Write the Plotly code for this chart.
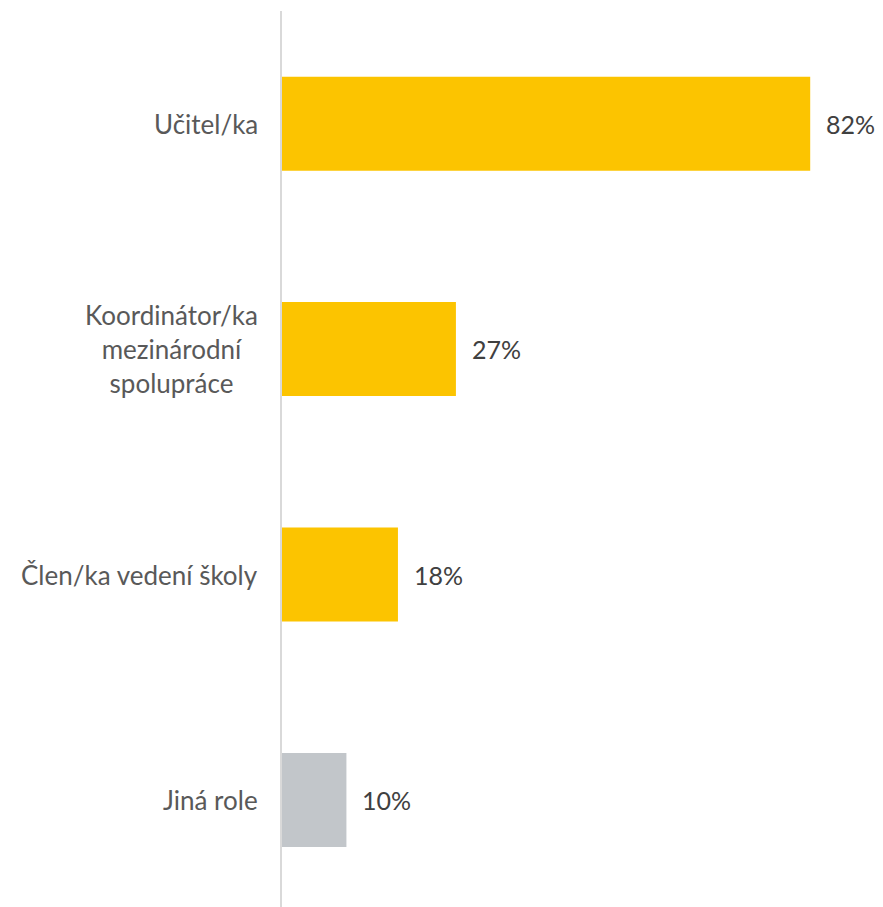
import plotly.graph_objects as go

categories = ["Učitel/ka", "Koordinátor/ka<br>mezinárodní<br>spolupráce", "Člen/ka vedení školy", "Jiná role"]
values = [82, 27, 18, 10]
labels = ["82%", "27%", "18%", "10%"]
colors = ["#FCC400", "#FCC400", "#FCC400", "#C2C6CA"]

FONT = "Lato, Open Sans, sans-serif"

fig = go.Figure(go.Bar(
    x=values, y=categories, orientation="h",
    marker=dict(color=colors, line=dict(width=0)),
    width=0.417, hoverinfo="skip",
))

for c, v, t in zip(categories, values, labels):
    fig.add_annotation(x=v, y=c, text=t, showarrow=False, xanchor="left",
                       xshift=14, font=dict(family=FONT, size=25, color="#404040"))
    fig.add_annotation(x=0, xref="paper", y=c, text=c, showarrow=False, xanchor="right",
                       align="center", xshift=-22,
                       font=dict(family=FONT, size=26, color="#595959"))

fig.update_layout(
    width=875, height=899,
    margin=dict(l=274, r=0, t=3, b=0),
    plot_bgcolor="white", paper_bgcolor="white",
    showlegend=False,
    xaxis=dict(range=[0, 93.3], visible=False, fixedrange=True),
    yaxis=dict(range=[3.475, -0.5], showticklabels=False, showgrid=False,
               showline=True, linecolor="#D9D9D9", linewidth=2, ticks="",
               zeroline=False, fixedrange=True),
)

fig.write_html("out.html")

========

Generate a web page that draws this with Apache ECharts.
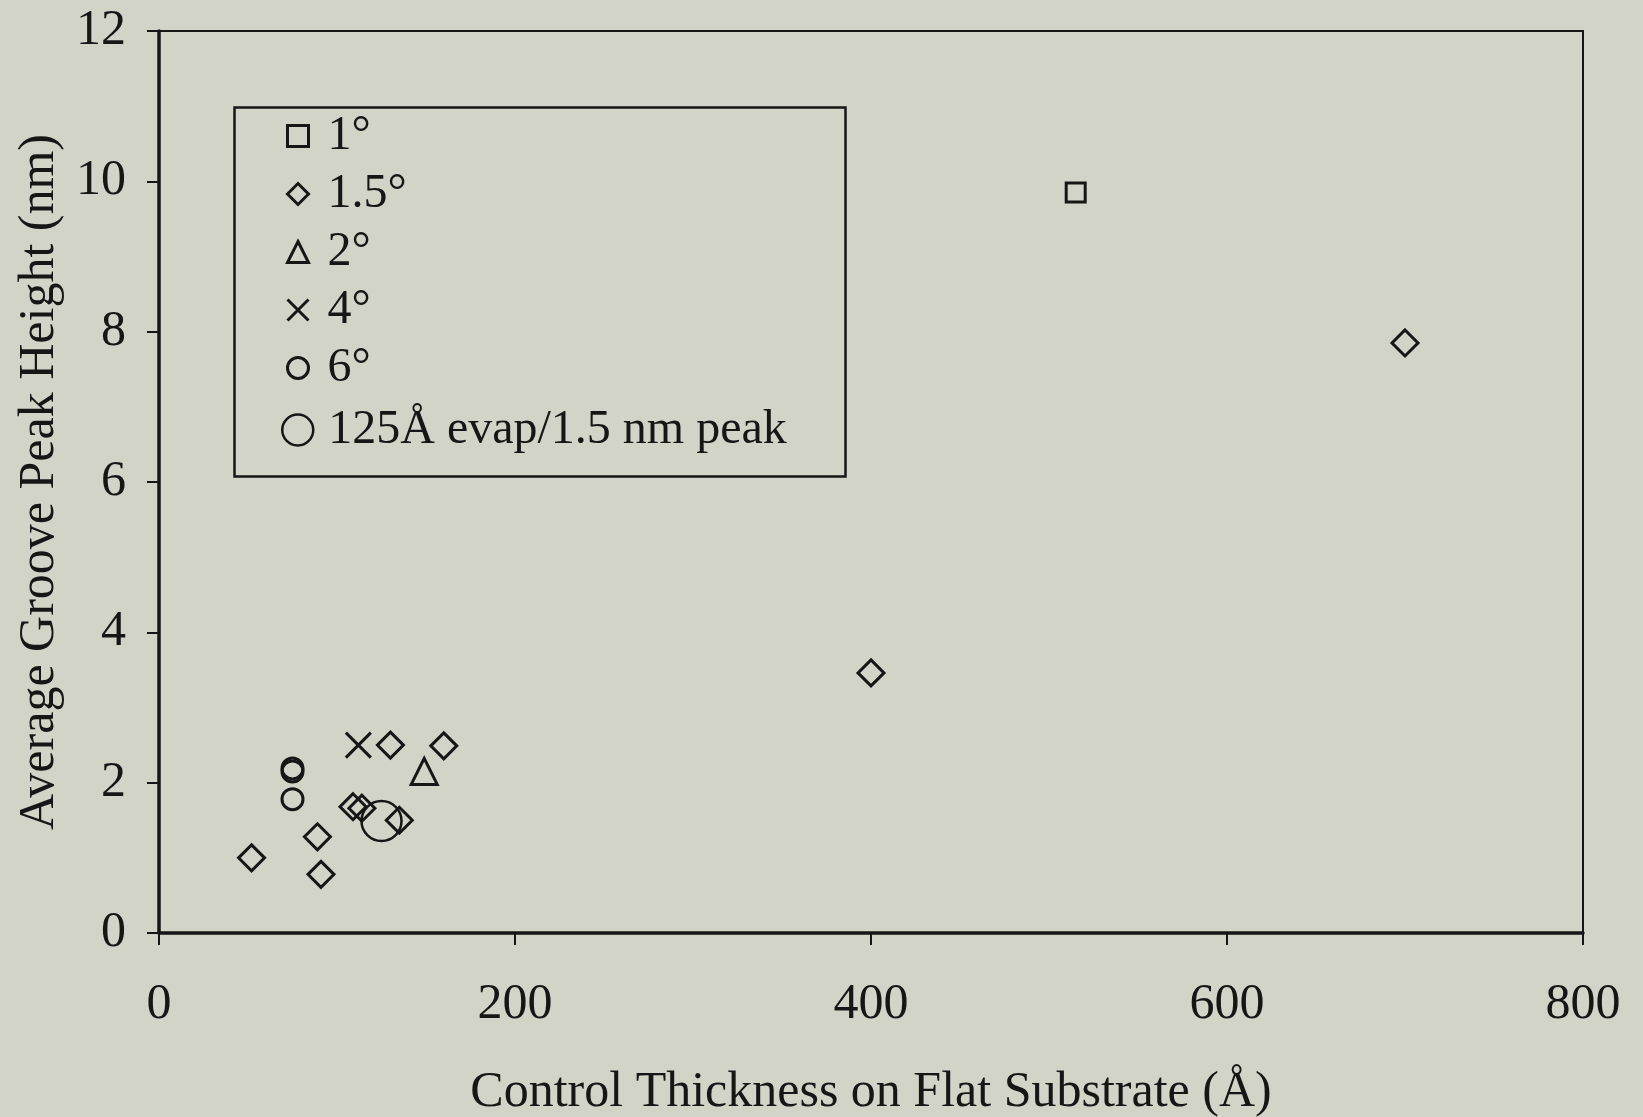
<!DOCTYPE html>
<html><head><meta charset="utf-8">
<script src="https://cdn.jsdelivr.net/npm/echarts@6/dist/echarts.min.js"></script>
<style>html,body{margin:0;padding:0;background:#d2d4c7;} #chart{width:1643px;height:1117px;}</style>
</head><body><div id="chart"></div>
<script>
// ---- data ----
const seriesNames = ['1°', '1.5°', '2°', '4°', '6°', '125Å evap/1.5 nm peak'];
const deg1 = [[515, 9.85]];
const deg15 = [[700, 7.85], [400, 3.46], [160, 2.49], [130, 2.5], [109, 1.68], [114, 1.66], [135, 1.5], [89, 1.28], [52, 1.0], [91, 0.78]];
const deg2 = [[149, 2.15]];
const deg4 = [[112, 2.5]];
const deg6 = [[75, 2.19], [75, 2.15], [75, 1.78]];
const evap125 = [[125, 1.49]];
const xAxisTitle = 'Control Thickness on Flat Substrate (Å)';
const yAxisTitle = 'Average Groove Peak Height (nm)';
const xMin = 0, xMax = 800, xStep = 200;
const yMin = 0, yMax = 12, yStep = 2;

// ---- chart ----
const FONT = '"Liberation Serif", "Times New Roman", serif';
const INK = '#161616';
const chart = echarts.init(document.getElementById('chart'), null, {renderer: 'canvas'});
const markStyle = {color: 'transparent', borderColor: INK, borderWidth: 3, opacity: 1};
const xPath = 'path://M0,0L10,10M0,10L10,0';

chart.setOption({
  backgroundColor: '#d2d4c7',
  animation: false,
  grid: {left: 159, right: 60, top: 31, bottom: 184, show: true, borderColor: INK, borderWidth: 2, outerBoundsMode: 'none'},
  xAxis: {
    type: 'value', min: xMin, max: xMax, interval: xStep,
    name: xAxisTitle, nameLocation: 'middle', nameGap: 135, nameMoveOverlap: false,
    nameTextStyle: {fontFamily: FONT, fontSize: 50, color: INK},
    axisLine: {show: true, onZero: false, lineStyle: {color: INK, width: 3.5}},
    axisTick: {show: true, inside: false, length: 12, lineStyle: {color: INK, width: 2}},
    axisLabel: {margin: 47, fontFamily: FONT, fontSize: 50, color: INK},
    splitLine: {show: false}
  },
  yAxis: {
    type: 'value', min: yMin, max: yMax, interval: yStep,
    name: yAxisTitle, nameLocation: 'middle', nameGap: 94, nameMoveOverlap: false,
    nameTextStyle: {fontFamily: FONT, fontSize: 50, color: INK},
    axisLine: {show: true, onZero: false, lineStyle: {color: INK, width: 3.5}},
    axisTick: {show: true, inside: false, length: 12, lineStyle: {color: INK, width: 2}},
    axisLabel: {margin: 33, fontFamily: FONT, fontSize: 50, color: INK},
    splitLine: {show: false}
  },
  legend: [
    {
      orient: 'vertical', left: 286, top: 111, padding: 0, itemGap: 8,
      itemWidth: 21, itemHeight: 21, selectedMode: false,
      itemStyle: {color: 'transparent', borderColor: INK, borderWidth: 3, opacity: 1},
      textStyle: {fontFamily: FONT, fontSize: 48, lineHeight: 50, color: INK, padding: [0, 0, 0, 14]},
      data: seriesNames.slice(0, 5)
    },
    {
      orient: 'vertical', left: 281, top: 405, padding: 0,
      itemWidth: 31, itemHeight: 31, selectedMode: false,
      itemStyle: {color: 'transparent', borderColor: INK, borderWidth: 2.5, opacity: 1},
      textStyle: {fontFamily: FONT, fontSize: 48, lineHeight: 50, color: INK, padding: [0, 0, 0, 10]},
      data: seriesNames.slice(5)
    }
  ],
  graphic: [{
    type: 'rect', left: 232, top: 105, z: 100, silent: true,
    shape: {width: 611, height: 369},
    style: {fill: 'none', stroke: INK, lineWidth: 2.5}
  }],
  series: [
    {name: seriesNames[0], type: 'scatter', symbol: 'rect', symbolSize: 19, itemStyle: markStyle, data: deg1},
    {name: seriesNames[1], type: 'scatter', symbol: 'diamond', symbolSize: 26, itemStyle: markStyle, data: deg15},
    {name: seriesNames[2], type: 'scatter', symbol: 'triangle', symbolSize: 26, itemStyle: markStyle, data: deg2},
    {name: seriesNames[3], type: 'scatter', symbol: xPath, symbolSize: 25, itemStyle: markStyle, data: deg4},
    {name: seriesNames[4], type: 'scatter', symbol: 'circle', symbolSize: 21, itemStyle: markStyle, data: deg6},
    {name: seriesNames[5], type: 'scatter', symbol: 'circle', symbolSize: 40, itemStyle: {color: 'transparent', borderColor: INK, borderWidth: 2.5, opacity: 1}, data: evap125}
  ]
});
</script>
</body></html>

========

▶ [What needs to be done] In the listing above, find the line containing "Generate a web" and the line containing "const xPath = 'path://M0,0L10,10M0,10L10,0';", then write out both of them and every line between, exactly, with no pictures.

▶ [Task answer]
Generate a web page that draws this with Apache ECharts.
<!DOCTYPE html>
<html><head><meta charset="utf-8">
<script src="https://cdn.jsdelivr.net/npm/echarts@6/dist/echarts.min.js"></script>
<style>html,body{margin:0;padding:0;background:#d2d4c7;} #chart{width:1643px;height:1117px;}</style>
</head><body><div id="chart"></div>
<script>
// ---- data ----
const seriesNames = ['1°', '1.5°', '2°', '4°', '6°', '125Å evap/1.5 nm peak'];
const deg1 = [[515, 9.85]];
const deg15 = [[700, 7.85], [400, 3.46], [160, 2.49], [130, 2.5], [109, 1.68], [114, 1.66], [135, 1.5], [89, 1.28], [52, 1.0], [91, 0.78]];
const deg2 = [[149, 2.15]];
const deg4 = [[112, 2.5]];
const deg6 = [[75, 2.19], [75, 2.15], [75, 1.78]];
const evap125 = [[125, 1.49]];
const xAxisTitle = 'Control Thickness on Flat Substrate (Å)';
const yAxisTitle = 'Average Groove Peak Height (nm)';
const xMin = 0, xMax = 800, xStep = 200;
const yMin = 0, yMax = 12, yStep = 2;

// ---- chart ----
const FONT = '"Liberation Serif", "Times New Roman", serif';
const INK = '#161616';
const chart = echarts.init(document.getElementById('chart'), null, {renderer: 'canvas'});
const markStyle = {color: 'transparent', borderColor: INK, borderWidth: 3, opacity: 1};
const xPath = 'path://M0,0L10,10M0,10L10,0';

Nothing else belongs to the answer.